"""

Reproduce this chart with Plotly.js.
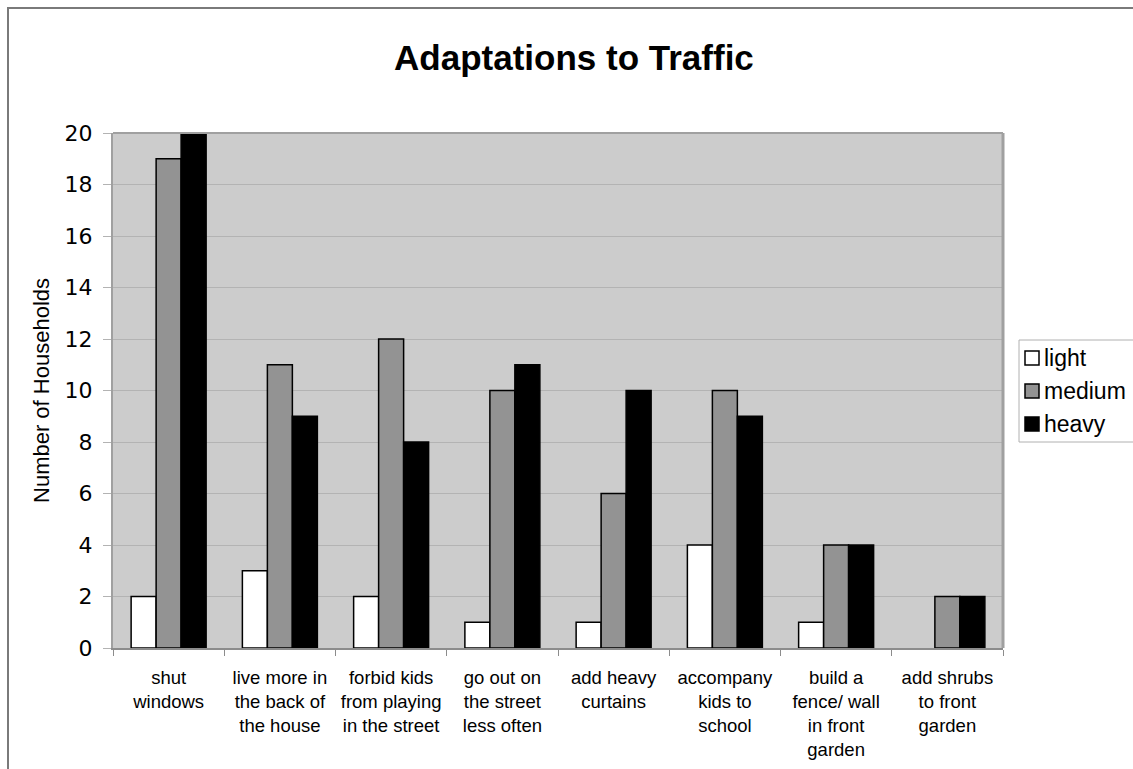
<!DOCTYPE html>
<html>
<head>
<meta charset="utf-8">
<script src="https://cdn.plot.ly/plotly-3.0.1.min.js"></script>
<style>
  html, body { margin: 0; padding: 0; background: #ffffff; }
  #wrap { position: relative; width: 1133px; height: 769px; overflow: hidden; }
  #chart { width: 1133px; height: 769px; }
  #frame { position: absolute; left: 7px; top: 7px; width: 1200px; height: 800px;
           border-left: 2px solid #7a7a7a; border-top: 2px solid #7a7a7a; pointer-events: none; }
</style>
</head>
<body>
<div id="wrap">
  <div id="chart"></div>
  <div id="frame"></div>
</div>
<script>
const categories = [
  "shut<br>windows",
  "live more in<br>the back of<br>the house",
  "forbid kids<br>from playing<br>in the street",
  "go out on<br>the street<br>less often",
  "add heavy<br>curtains",
  "accompany<br>kids to<br>school",
  "build a<br>fence/ wall<br>in front<br>garden",
  "add shrubs<br>to front<br>garden"
];
const seriesNames  = ["light", "medium", "heavy"];
const lightValues  = [2, 3, 2, 1, 1, 4, 1, null];
const mediumValues = [19, 11, 12, 10, 6, 10, 4, 2];
const heavyValues  = [20, 9, 8, 11, 10, 9, 4, 2];
const yTicks = [0, 2, 4, 6, 8, 10, 12, 14, 16, 18, 20];

const seriesColors = ["#ffffff", "#939393", "#000000"];
const seriesValues = [lightValues, mediumValues, heavyValues];

const W = 1133, H = 769;
const M = { l: 113, r: 130, t: 133, b: 121 };
const plotW = W - M.l - M.r, plotH = H - M.t - M.b;
const px2x = p => (p - M.l) / plotW;
const px2y = p => (H - M.b - p) / plotH;

const barLine = { color: "#000000", width: 1.5 };
const traces = seriesNames.map((name, i) => ({
  type: "bar", name: name, x: categories, y: seriesValues[i],
  marker: { color: seriesColors[i], line: barLine }, showlegend: false
}));

// manual legend (box, swatches, labels) placed like the reference
const legendRows = [358, 391, 424];
const shapes = [
  { type: "line", xref: "paper", yref: "paper", x0: 1, x1: 1, y0: 0, y1: 1,
    line: { color: "#a0a0a0", width: 3 } },
  { type: "line", xref: "paper", yref: "paper", x0: 0, x1: 1, y0: 1, y1: 1,
    line: { color: "#a0a0a0", width: 2 } },
  { type: "rect", xref: "paper", yref: "paper",
    x0: px2x(1019), x1: px2x(1145), y0: px2y(442), y1: px2y(340),
    fillcolor: "#ffffff", line: { color: "#b0b0b0", width: 1 } }
];
const annotations = [];
seriesNames.forEach((name, i) => {
  const cy = legendRows[i];
  shapes.push({ type: "rect", xref: "paper", yref: "paper",
    x0: px2x(1025), x1: px2x(1039), y0: px2y(cy + 7), y1: px2y(cy - 7),
    fillcolor: seriesColors[i], line: { color: "#000000", width: 1.5 } });
  annotations.push({ xref: "paper", yref: "paper", x: px2x(1042), y: px2y(cy),
    xanchor: "left", yanchor: "middle", showarrow: false, text: name,
    font: { family: "Liberation Sans, Arial, sans-serif", size: 23, color: "#000000" } });
});

const layout = {
  width: W, height: H,
  margin: { l: M.l, r: M.r, t: M.t, b: M.b, autoexpand: false },
  paper_bgcolor: "#ffffff",
  plot_bgcolor: "#cccccc",
  barmode: "group",
  bargap: 0.326,
  bargroupgap: 0,
  showlegend: false,
  font: { family: "Liberation Sans, Arial, sans-serif", color: "#000000" },
  title: {
    text: "<b>Adaptations to Traffic</b>",
    font: { family: "Liberation Sans, Arial, sans-serif", size: 35, color: "#000000" },
    xref: "container", x: 0.5066, xanchor: "center",
    yref: "container", y: 0.9246, yanchor: "middle"
  },
  xaxis: {
    type: "category",
    showgrid: false,
    showline: true, linecolor: "#8c8c8c", linewidth: 1.5,
    ticks: "outside", tickson: "boundaries", ticklen: 6, tickcolor: "#8c8c8c", tickwidth: 1,
    ticklabelstandoff: 12,
    tickangle: 0,
    automargin: false,
    tickfont: { family: "Liberation Sans, Arial, sans-serif", size: 18.5, color: "#000000" }
  },
  yaxis: {
    range: [0, 20],
    tickvals: yTicks,
    ticktext: yTicks.map(String),
    showgrid: true, gridcolor: "#b3b3b3", gridwidth: 1,
    zeroline: false,
    showline: true, linecolor: "#a0a0a0", linewidth: 2,
    ticks: "outside", ticklen: 8, tickcolor: "#b3b3b3", tickwidth: 1,
    ticklabelstandoff: 6,
    automargin: false,
    tickfont: { family: "DejaVu Sans, Verdana, sans-serif", size: 22, color: "#000000" },
    title: {
      text: "Number of Households",
      font: { family: "Liberation Sans, Arial, sans-serif", size: 22, color: "#000000" },
      standoff: 9
    }
  },
  shapes: shapes,
  annotations: annotations
};

Plotly.newPlot("chart", traces, layout, { displayModeBar: false, staticPlot: true });
</script>
</body>
</html>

"""

TASK:
Write out the material above once more, exactly as it reads, with no pictures.

WRITTEN REPLY:
Reproduce this chart with Plotly.js.
<!DOCTYPE html>
<html>
<head>
<meta charset="utf-8">
<script src="https://cdn.plot.ly/plotly-3.0.1.min.js"></script>
<style>
  html, body { margin: 0; padding: 0; background: #ffffff; }
  #wrap { position: relative; width: 1133px; height: 769px; overflow: hidden; }
  #chart { width: 1133px; height: 769px; }
  #frame { position: absolute; left: 7px; top: 7px; width: 1200px; height: 800px;
           border-left: 2px solid #7a7a7a; border-top: 2px solid #7a7a7a; pointer-events: none; }
</style>
</head>
<body>
<div id="wrap">
  <div id="chart"></div>
  <div id="frame"></div>
</div>
<script>
const categories = [
  "shut<br>windows",
  "live more in<br>the back of<br>the house",
  "forbid kids<br>from playing<br>in the street",
  "go out on<br>the street<br>less often",
  "add heavy<br>curtains",
  "accompany<br>kids to<br>school",
  "build a<br>fence/ wall<br>in front<br>garden",
  "add shrubs<br>to front<br>garden"
];
const seriesNames  = ["light", "medium", "heavy"];
const lightValues  = [2, 3, 2, 1, 1, 4, 1, null];
const mediumValues = [19, 11, 12, 10, 6, 10, 4, 2];
const heavyValues  = [20, 9, 8, 11, 10, 9, 4, 2];
const yTicks = [0, 2, 4, 6, 8, 10, 12, 14, 16, 18, 20];

const seriesColors = ["#ffffff", "#939393", "#000000"];
const seriesValues = [lightValues, mediumValues, heavyValues];

const W = 1133, H = 769;
const M = { l: 113, r: 130, t: 133, b: 121 };
const plotW = W - M.l - M.r, plotH = H - M.t - M.b;
const px2x = p => (p - M.l) / plotW;
const px2y = p => (H - M.b - p) / plotH;

const barLine = { color: "#000000", width: 1.5 };
const traces = seriesNames.map((name, i) => ({
  type: "bar", name: name, x: categories, y: seriesValues[i],
  marker: { color: seriesColors[i], line: barLine }, showlegend: false
}));

// manual legend (box, swatches, labels) placed like the reference
const legendRows = [358, 391, 424];
const shapes = [
  { type: "line", xref: "paper", yref: "paper", x0: 1, x1: 1, y0: 0, y1: 1,
    line: { color: "#a0a0a0", width: 3 } },
  { type: "line", xref: "paper", yref: "paper", x0: 0, x1: 1, y0: 1, y1: 1,
    line: { color: "#a0a0a0", width: 2 } },
  { type: "rect", xref: "paper", yref: "paper",
    x0: px2x(1019), x1: px2x(1145), y0: px2y(442), y1: px2y(340),
    fillcolor: "#ffffff", line: { color: "#b0b0b0", width: 1 } }
];
const annotations = [];
seriesNames.forEach((name, i) => {
  const cy = legendRows[i];
  shapes.push({ type: "rect", xref: "paper", yref: "paper",
    x0: px2x(1025), x1: px2x(1039), y0: px2y(cy + 7), y1: px2y(cy - 7),
    fillcolor: seriesColors[i], line: { color: "#000000", width: 1.5 } });
  annotations.push({ xref: "paper", yref: "paper", x: px2x(1042), y: px2y(cy),
    xanchor: "left", yanchor: "middle", showarrow: false, text: name,
    font: { family: "Liberation Sans, Arial, sans-serif", size: 23, color: "#000000" } });
});

const layout = {
  width: W, height: H,
  margin: { l: M.l, r: M.r, t: M.t, b: M.b, autoexpand: false },
  paper_bgcolor: "#ffffff",
  plot_bgcolor: "#cccccc",
  barmode: "group",
  bargap: 0.326,
  bargroupgap: 0,
  showlegend: false,
  font: { family: "Liberation Sans, Arial, sans-serif", color: "#000000" },
  title: {
    text: "<b>Adaptations to Traffic</b>",
    font: { family: "Liberation Sans, Arial, sans-serif", size: 35, color: "#000000" },
    xref: "container", x: 0.5066, xanchor: "center",
    yref: "container", y: 0.9246, yanchor: "middle"
  },
  xaxis: {
    type: "category",
    showgrid: false,
    showline: true, linecolor: "#8c8c8c", linewidth: 1.5,
    ticks: "outside", tickson: "boundaries", ticklen: 6, tickcolor: "#8c8c8c", tickwidth: 1,
    ticklabelstandoff: 12,
    tickangle: 0,
    automargin: false,
    tickfont: { family: "Liberation Sans, Arial, sans-serif", size: 18.5, color: "#000000" }
  },
  yaxis: {
    range: [0, 20],
    tickvals: yTicks,
    ticktext: yTicks.map(String),
    showgrid: true, gridcolor: "#b3b3b3", gridwidth: 1,
    zeroline: false,
    showline: true, linecolor: "#a0a0a0", linewidth: 2,
    ticks: "outside", ticklen: 8, tickcolor: "#b3b3b3", tickwidth: 1,
    ticklabelstandoff: 6,
    automargin: false,
    tickfont: { family: "DejaVu Sans, Verdana, sans-serif", size: 22, color: "#000000" },
    title: {
      text: "Number of Households",
      font: { family: "Liberation Sans, Arial, sans-serif", size: 22, color: "#000000" },
      standoff: 9
    }
  },
  shapes: shapes,
  annotations: annotations
};

Plotly.newPlot("chart", traces, layout, { displayModeBar: false, staticPlot: true });
</script>
</body>
</html>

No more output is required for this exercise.